Tuesday's trading session is likely to be calm in terms of fundamental events, as only three minor data releases from the United States are scheduled for today, namely, the Flash Manufacturing PMI, Flash Services PMI at 1345GMT and Richmond Manufacturing Index at 1400GMT.



USD/JPY retreats as expected

After reaching the high level above the 114.00 mark on Monday in the aftermath of the Japanese election the USD/JPY currency pair retreated back down to the support zone near the 113.20 mark. At that level the rate rebounded and offered a chance to adjust the drawing of the medium scale ascending channel pattern.  

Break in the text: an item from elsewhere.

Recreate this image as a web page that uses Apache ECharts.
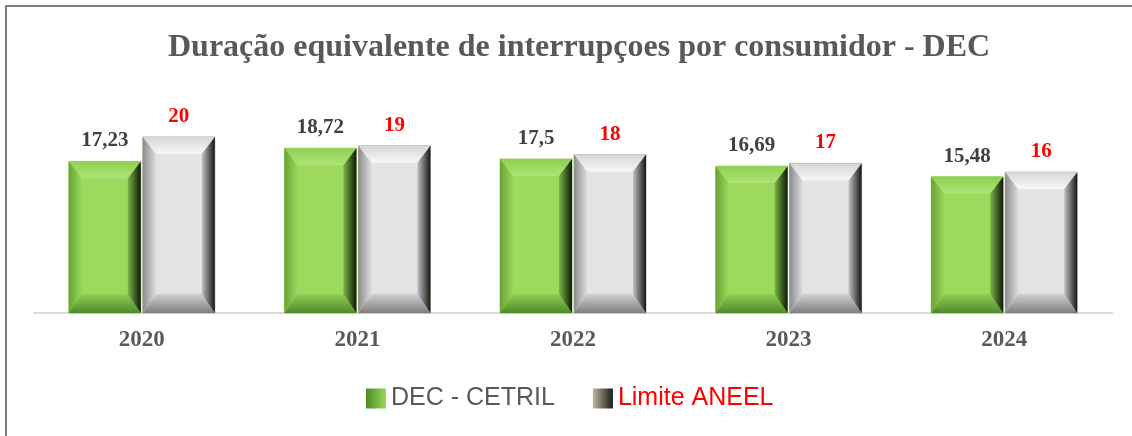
<!DOCTYPE html>
<html>
<head>
<meta charset="utf-8">
<script src="https://cdn.jsdelivr.net/npm/echarts@6/dist/echarts.min.js"></script>
<style>
  html, body { margin: 0; padding: 0; background: #fff; }
  #chart { width: 1132px; height: 436px; }
</style>
</head>
<body>
<div id="chart"></div>
<script>
// dados
const years = ['2020', '2021', '2022', '2023', '2024']
const decValues = [17.23, 18.72, 17.5, 16.69, 15.48]
const limitValues = [20, 19, 18, 17, 16]
const seriesNames = ['DEC - CETRIL', 'Limite ANEEL']

// cores do efeito "bisel" de cada série
const bevelStyles = [
  {
    face: '#9cd95c',
    top: ['#8fcf52', '#aee477'],
    bottom: ['#90cf55', '#4f8a28'],
    left: ['#68a338', '#98d75a'],
    right: ['#7ab646', '#101809'],
    border: '#9fd474',
    label: '#404040'
  },
  {
    face: '#e3e3e3',
    top: ['#d6d6d6', '#f8f8f8'],
    bottom: ['#d0d0d0', '#7e7e7e'],
    left: ['#8c8c8c', '#dcdcdc'],
    right: ['#c2c2c2', '#161616'],
    border: '#b3af93',
    label: '#ff0000'
  }
]

const fmt = v => String(v).replace('.', ',')

function grad(horizontal, c) {
  return new echarts.graphic.LinearGradient(0, 0, horizontal ? 1 : 0, horizontal ? 0 : 1, [
    { offset: 0, color: c[0] },
    { offset: 1, color: c[1] }
  ])
}

function makeRender(idx) {
  const st = bevelStyles[idx]
  return function (params, api) {
    const cat = api.value(0)
    const val = api.value(1)
    const base = api.coord([cat, 0])
    const top = api.coord([cat, val])
    const barW = 72, gap = 2
    const x0 = idx === 0 ? base[0] - gap / 2 - barW : base[0] + gap / 2
    const x1 = x0 + barW
    const yT = top[1], yB = base[1]
    const bx = 13
    const byT = Math.min(17, (yB - yT) / 2), byB = Math.min(19, (yB - yT) / 2)
    return {
      type: 'group',
      children: [
        { type: 'rect', shape: { x: x0, y: yT, width: barW, height: yB - yT }, style: { fill: st.face, stroke: st.border, lineWidth: 1 } },
        { type: 'polygon', shape: { points: [[x0, yT], [x1, yT], [x1 - bx, yT + byT], [x0 + bx, yT + byT]] }, style: { fill: grad(false, st.top) } },
        { type: 'polygon', shape: { points: [[x0 + bx, yB - byB], [x1 - bx, yB - byB], [x1, yB], [x0, yB]] }, style: { fill: grad(false, st.bottom) } },
        { type: 'polygon', shape: { points: [[x0, yT], [x0 + bx, yT + byT], [x0 + bx, yB - byB], [x0, yB]] }, style: { fill: grad(true, st.left) } },
        { type: 'polygon', shape: { points: [[x1 - bx, yT + byT], [x1, yT], [x1, yB], [x1 - bx, yB - byB]] }, style: { fill: grad(true, st.right) } },
        {
          type: 'text',
          style: {
            text: fmt(val), x: (x0 + x1) / 2, y: yT - 10,
            align: 'center', verticalAlign: 'bottom',
            font: 'bold 21px "Liberation Serif", "Times New Roman", serif',
            fill: st.label
          }
        }
      ]
    }
  }
}

const chart = echarts.init(document.getElementById('chart'))
chart.setOption({
  animation: false,
  title: {
    text: 'Duração equivalente de interrupçoes por consumidor - DEC',
    left: 163,
    top: 27,
    textStyle: {
      fontFamily: '"Liberation Serif", "Times New Roman", serif',
      fontWeight: 'bold',
      fontSize: 32,
      color: '#595959'
    }
  },
  legend: {
    bottom: 20,
    left: 361,
    itemWidth: 20,
    itemHeight: 20,
    itemGap: 38,
    textStyle: { fontFamily: '"Liberation Sans", Arial, sans-serif', fontSize: 25 },
    data: [
      { name: seriesNames[0], icon: 'rect', itemStyle: { color: grad(true, ['#4d8726', '#9ad95a']) }, textStyle: { color: '#595959' } },
      { name: seriesNames[1], icon: 'rect', itemStyle: { color: grad(true, ['#bdb99c', '#1a1a1a']) }, textStyle: { color: '#ff0000' } }
    ]
  },
  grid: { left: 34, right: 20, top: 93, bottom: 123 },
  xAxis: {
    type: 'category',
    data: years,
    axisLine: { lineStyle: { color: '#d9d9d9', width: 2 } },
    axisTick: { show: false },
    axisLabel: {
      margin: 16,
      fontFamily: '"Liberation Serif", "Times New Roman", serif',
      fontWeight: 'bold',
      fontSize: 23,
      color: '#595959'
    }
  },
  yAxis: { type: 'value', min: 0, max: 25, show: false, splitLine: { show: false } },
  graphic: [
    { type: 'line', shape: { x1: 6, y1: 6, x2: 1132, y2: 6 }, style: { stroke: '#7f7f7f', lineWidth: 2 } },
    { type: 'line', shape: { x1: 6, y1: 5, x2: 6, y2: 436 }, style: { stroke: '#7f7f7f', lineWidth: 2 } }
  ],
  series: [
    { name: seriesNames[0], type: 'custom', renderItem: makeRender(0), data: decValues.map((v, i) => [i, v]), encode: { x: 0, y: 1 } },
    { name: seriesNames[1], type: 'custom', renderItem: makeRender(1), data: limitValues.map((v, i) => [i, v]), encode: { x: 0, y: 1 } }
  ]
})
</script>
</body>
</html>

In general the rate faced no resistance levels up to the mentioned 114.00 mark, as it was being driven higher by the support of the 55-hour SMA. Moreover, the SMA was supported by the ascending lower trend line of the dominant medium scale channel up pattern. Due to that reason it is assumed that the 114.00 mark will be reached once more.

Hourly chart




The US Dollar weakened against the Yen on Monday, thus pushing the rate back to the upper Bollinger band. Meanwhile, Tuesday's morning session was dominated by bulls that were holding the rate near the 113.60 mark. Given the characteristics of ascending wedge, the rate is likely to push lower in the upcoming days.

Daily chart`





Bears take the upper hand

SWFX market sentiment remains bearish in this session, as 60% of traders are holding short positions (-2%). In addition, 53% of pending orders is to sell the US Dollar (+2%).

Traders at OANDA are likewise bearish on the pair, as 54% of open positions are short (unchanged from Monday). In addition, the number of short positions by Saxo Bank clients is 51% (-1%).